**Exercise aim**
Do not repeat pictures. Repeat exactly the lines of the listing below from its first line through the line with "months = list(range(3, 46))".
Start of Dataset records
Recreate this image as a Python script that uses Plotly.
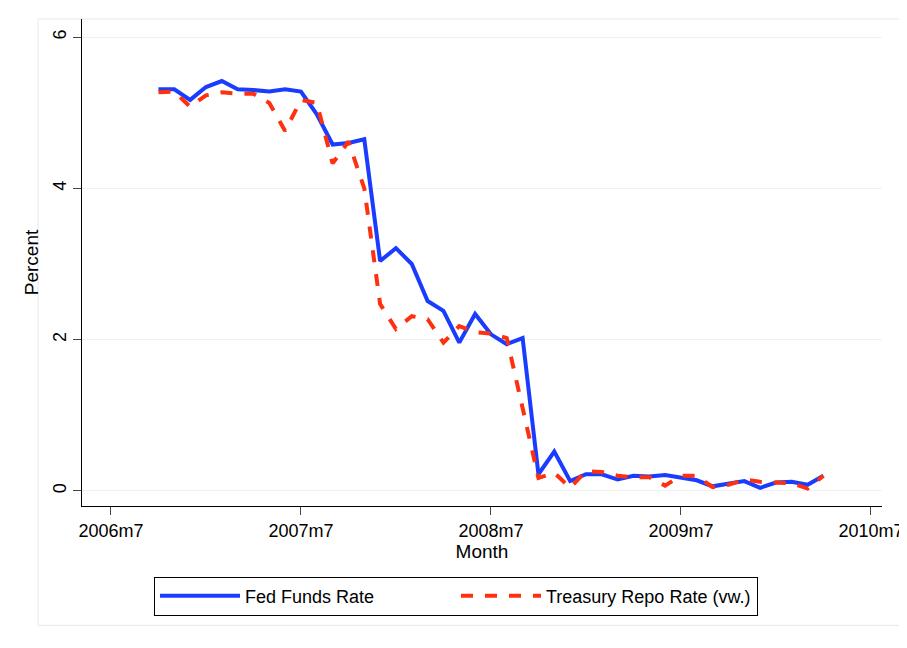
import plotly.graph_objects as go

# months since 2006m7 (2006m10 .. 2010m4)
months = list(range(3, 46))

fed_funds = [5.31, 5.31, 5.17, 5.34, 5.42, 5.31, 5.30, 5.28, 5.31, 5.28,
             4.98, 4.58, 4.60, 4.65, 3.04, 3.21, 3.00, 2.51, 2.38, 1.96,
             2.34, 2.07, 1.94, 2.02, 0.22, 0.52, 0.13, 0.22, 0.22, 0.15,
             0.20, 0.19, 0.21, 0.18, 0.14, 0.06, 0.10, 0.13, 0.04, 0.11,
             0.12, 0.08, 0.20]
repo = [5.27, 5.28, 5.08, 5.23, 5.27, 5.25, 5.25, 5.13, 4.76, 5.17,
        5.13, 4.33, 4.62, 4.00, 2.47, 2.14, 2.31, 2.27, 1.96, 2.18,
        2.10, 2.08, 2.02, 1.10, 0.17, 0.24, 0.04, 0.26, 0.25, 0.20,
        0.18, 0.18, 0.07, 0.20, 0.20, 0.05, 0.08, 0.15, 0.12, 0.11,
        0.10, 0.03, 0.20]

tick_vals = [0, 12, 24, 36, 48]
tick_text = ["2006m7", "2007m7", "2008m7", "2009m7", "2010m7"]

fig = go.Figure()
fig.add_trace(go.Scatter(x=months, y=fed_funds, mode="lines", name="Fed Funds Rate",
                         line=dict(color="#1a3cff", width=4)))
fig.add_trace(go.Scatter(x=months, y=repo, mode="lines", name="Treasury Repo Rate (vw.)",
                         line=dict(color="#ff3010", width=4, dash="dash")))

fig.update_layout(
    width=907, height=648,
    margin=dict(l=74, r=33, t=11, b=150, autoexpand=False),
    paper_bgcolor="white", plot_bgcolor="white",
    font=dict(family="Liberation Sans, Arial", size=18, color="black"),
    showlegend=True,
    legend=dict(orientation="h", x=0.09, xanchor="left", y=-0.145, yanchor="top",
                bordercolor="black", borderwidth=1, font=dict(size=18),
                itemwidth=80, entrywidth=206, tracegroupgap=0),
    shapes=[dict(type="rect", xref="paper", yref="paper", x0=-0.055, x1=1.025,
                 y0=-0.245, y1=1.0, line=dict(color="#e8e8e8", width=1), layer="below")],
)
fig.update_xaxes(range=[-1.83, 48.7], tickvals=tick_vals, ticktext=tick_text,
                 showgrid=False, showline=True, linecolor="black", ticks="outside",
                 ticklen=8, title=dict(text="Month", standoff=2, font=dict(size=19)),
                 zeroline=False, automargin=False)
fig.update_yaxes(range=[-0.2, 6.24], tickvals=[0, 2, 4, 6], tickangle=-90,
                 showgrid=True, gridcolor="#eef2f5", showline=True, linecolor="black",
                 ticks="outside", ticklen=8,
                 title=dict(text="Percent", standoff=6, font=dict(size=19)),
                 zeroline=False, automargin=False)

fig.write_html("out.html")
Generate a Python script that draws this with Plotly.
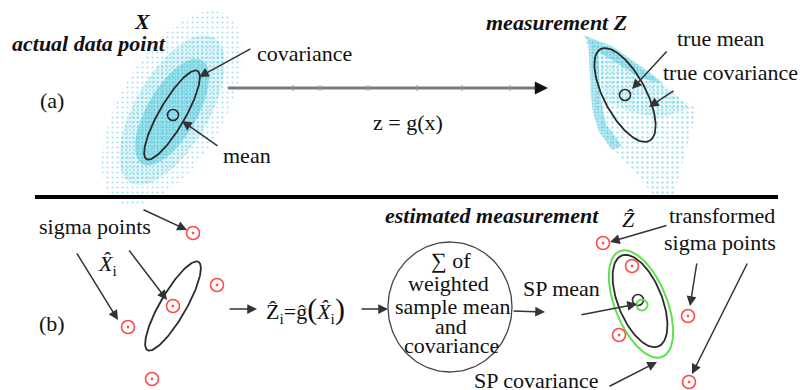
import numpy as np
import plotly.graph_objects as go

W, H = 803, 390
FONT = "Liberation Serif"
CYAN = "#45c3d9"
RED = "#ff4a4a"
GREEN = "#5ee04f"
INK = "#2b2b2b"

# ---------------- data: labels ----------------
label_text = [
    "<b><i>X</i></b>", "<b><i>actual data point</i></b>", "covariance", "(a)", "mean",
    "z = g(x)", "<b><i>measurement Z</i></b>", "true mean", "true covariance",
    "sigma points", "(b)", "<b><i>estimated measurement</i></b>", "<i>Z\u0302</i>",
    "transformed", "sigma points", "SP mean", "SP covariance",
    "\u2211 of", "weighted", "sample mean", "and", "covariance",
    "<i>X\u0302</i><sub>i</sub>",
    "Z\u0302<sub>i</sub>=\u011d<span style='font-size:30px'>(</span><i>X\u0302</i><sub>i</sub><span style='font-size:30px'>)</span>",
]
label_x = [142, 89, 304, 52, 247, 408, 556, 720, 730,
           95, 52, 492, 628, 722, 720, 561, 536,
           451, 448, 452, 451, 451, 107, 305]
label_y = [21, 43, 53, 100, 155, 122, 22, 38, 72,
           226, 323, 215, 219, 215, 242, 288, 380,
           260, 283, 306, 326, 345, 265, 309]

# ---------------- data: sigma points ----------------
sigma_x = [193, 217, 173, 128, 152]
sigma_y = [233, 285, 306, 327, 379]
tsigma_x = [603, 632, 619, 688, 689]
tsigma_y = [243, 266, 335, 316, 382]

# ---------------- data: ellipses (cx, cy, a, b, angle deg) ----------------
ell_black = [(172, 115, 51, 13, -60), (625, 95, 52, 21, 62),
             (173, 306, 51, 13, -60), (640, 301, 49, 22, 68)]
ell_green = [(641, 304, 57, 26, 68)]
big_circle = (450, 307, 62, 65, 0)

mean_black_x = [173, 625, 638]
mean_black_y = [115, 95, 300]
mean_green_x = [642]
mean_green_y = [305]

# ---------------- data: arrows (tail -> tip) ----------------
arrows = [
    (252, 48, 199, 77), (219, 147, 182, 121),
    (668, 50, 632, 89), (675, 90, 649, 107),
    (142, 209, 187, 230), (76, 252, 118, 320), (128, 249, 167, 300),
    (228, 309, 257, 309), (360, 309, 388, 309), (512, 311, 545, 312),
    (580, 315, 637, 304), (608, 387, 657, 362),
    (668, 225, 610, 242), (697, 262, 690, 306), (748, 262, 692, 374),
]
main_arrow = (228, 88, 548, 88)
main_ticks = [293, 320, 368, 417, 462, 510]

# ---------------- data: scatter clouds ----------------
cloud_left = [  # nested density layers (cx, cy, a, b, angle, grid, solidity, bg alpha)
    (172, 108, 108, 52, -60, 5, 0.14, 0.0),
    (172, 110, 84, 37, -60, 4, 0.2, 0.16),
    (172, 112, 60, 25, -60, 3, 0.3, 0.38),
]
cloud_right_outer = [(583, 35), (610, 47), (650, 75), (677, 95), (697, 110), (690, 135),
                     (683, 160), (673, 200), (657, 200), (637, 174), (617, 153),
                     (603, 131), (597, 113), (595, 97), (592, 57)]
cloud_right_mid = [(590, 40), (620, 55), (660, 82), (690, 108), (660, 118), (630, 112),
                   (605, 100), (598, 70)]
cloud_right_dense = [[(583, 35), (612, 46), (652, 74), (664, 84), (640, 78), (612, 60), (595, 50)],
                     [(588, 40), (598, 55), (601, 100), (606, 124), (622, 146), (612, 150),
                      (599, 132), (593, 113), (591, 97), (589, 57)]]


def ellipse_xy(cx, cy, a, b, deg, n=160):
    t = np.linspace(0, 2 * np.pi, n)
    th = np.deg2rad(deg)
    x = cx + a * np.cos(t) * np.cos(th) - b * np.sin(t) * np.sin(th)
    y = cy + a * np.cos(t) * np.sin(th) + b * np.sin(t) * np.cos(th)
    return x, y


fig = go.Figure()


def pattern_fill(xs, ys, grid, solid, bg_alpha):
    fig.add_trace(go.Scatter(
        x=list(xs), y=list(ys), mode="lines", fill="toself",
        line=dict(width=0, color="rgba(0,0,0,0)"),
        fillpattern=dict(shape=".", fgcolor=CYAN, size=grid, solidity=solid,
                         bgcolor=f"rgba(69,195,217,{bg_alpha})"),
        hoverinfo="skip"))


# clouds
for cx, cy, a, b, ang, g, s, al in cloud_left:
    ex, ey = ellipse_xy(cx, cy, a, b, ang)
    pattern_fill(ex, ey, g, s, al)

pattern_fill([p[0] for p in cloud_right_outer], [p[1] for p in cloud_right_outer], 5, 0.18, 0.0)
pattern_fill([p[0] for p in cloud_right_mid], [p[1] for p in cloud_right_mid], 4, 0.22, 0.1)
for poly in cloud_right_dense:
    pattern_fill([p[0] for p in poly], [p[1] for p in poly], 3, 0.35, 0.35)

# ellipses
for e in ell_black:
    ex, ey = ellipse_xy(*e)
    fig.add_trace(go.Scatter(x=ex, y=ey, mode="lines", line=dict(color=INK, width=1.8), hoverinfo="skip"))
for e in ell_green:
    ex, ey = ellipse_xy(*e)
    fig.add_trace(go.Scatter(x=ex, y=ey, mode="lines", line=dict(color=GREEN, width=2), hoverinfo="skip"))
ex, ey = ellipse_xy(*big_circle)
fig.add_trace(go.Scatter(x=ex, y=ey, mode="lines", line=dict(color="#444", width=1.3), hoverinfo="skip"))

# means
fig.add_trace(go.Scatter(x=mean_black_x, y=mean_black_y, mode="markers",
                         marker=dict(symbol="circle-open", size=11, color=INK, line=dict(width=1.6)),
                         hoverinfo="skip"))
fig.add_trace(go.Scatter(x=mean_green_x, y=mean_green_y, mode="markers",
                         marker=dict(symbol="circle-open", size=11, color=GREEN, line=dict(width=2)),
                         hoverinfo="skip"))

# sigma points
fig.add_trace(go.Scatter(x=sigma_x + tsigma_x, y=sigma_y + tsigma_y, mode="markers",
                         marker=dict(symbol="circle-open-dot", size=13, color=RED, line=dict(width=1.6)),
                         hoverinfo="skip"))

# main transformation arrow with its tick marks
x0, y0, x1, y1 = main_arrow
fig.add_trace(go.Scatter(x=[x0, x1 - 6], y=[y0, y1], mode="lines",
                         line=dict(color="#7a7a7a", width=3), hoverinfo="skip"))
tx, ty = [], []
for t in main_ticks:
    tx += [t, t, None]
    ty += [y0 - 3, y0 + 3, None]
fig.add_trace(go.Scatter(x=tx, y=ty, mode="lines", line=dict(color="#9a9a9a", width=1), hoverinfo="skip"))

annotations = []
annotations.append(dict(x=x1, y=y1, ax=x1 - 12, ay=y1, xref="x", yref="y", axref="x", ayref="y",
                        text="", showarrow=True, arrowhead=2, arrowsize=1.2, arrowwidth=2.2,
                        arrowcolor="#111", standoff=0))
for (ax_, ay_, x_, y_) in arrows:
    annotations.append(dict(x=x_, y=y_, ax=ax_, ay=ay_, xref="x", yref="y", axref="x", ayref="y",
                            text="", showarrow=True, arrowhead=2, arrowsize=1.3, arrowwidth=1.5,
                            arrowcolor="#333", standoff=0))
for t, x, y in zip(label_text, label_x, label_y):
    annotations.append(dict(x=x, y=y, xref="x", yref="y", text=t, showarrow=False,
                            xanchor="center", yanchor="middle",
                            font=dict(family=FONT, size=22, color="#111")))

fig.update_layout(
    width=W, height=H, margin=dict(l=0, r=0, t=0, b=0),
    paper_bgcolor="white", plot_bgcolor="white", showlegend=False,
    font=dict(family=FONT),
    xaxis=dict(range=[0, W], visible=False, fixedrange=True),
    yaxis=dict(range=[H, 0], visible=False, fixedrange=True),
    annotations=annotations,
    shapes=[dict(type="line", x0=35, y0=197, x1=778, y1=197, xref="x", yref="y",
                 line=dict(color="#000", width=4))],
)

fig.write_html("out.html")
End of Dataset records
**Answer to the exercise**
Recreate this image as a Python script that uses Plotly.
import plotly.graph_objects as go

# months since 2006m7 (2006m10 .. 2010m4)
months = list(range(3, 46))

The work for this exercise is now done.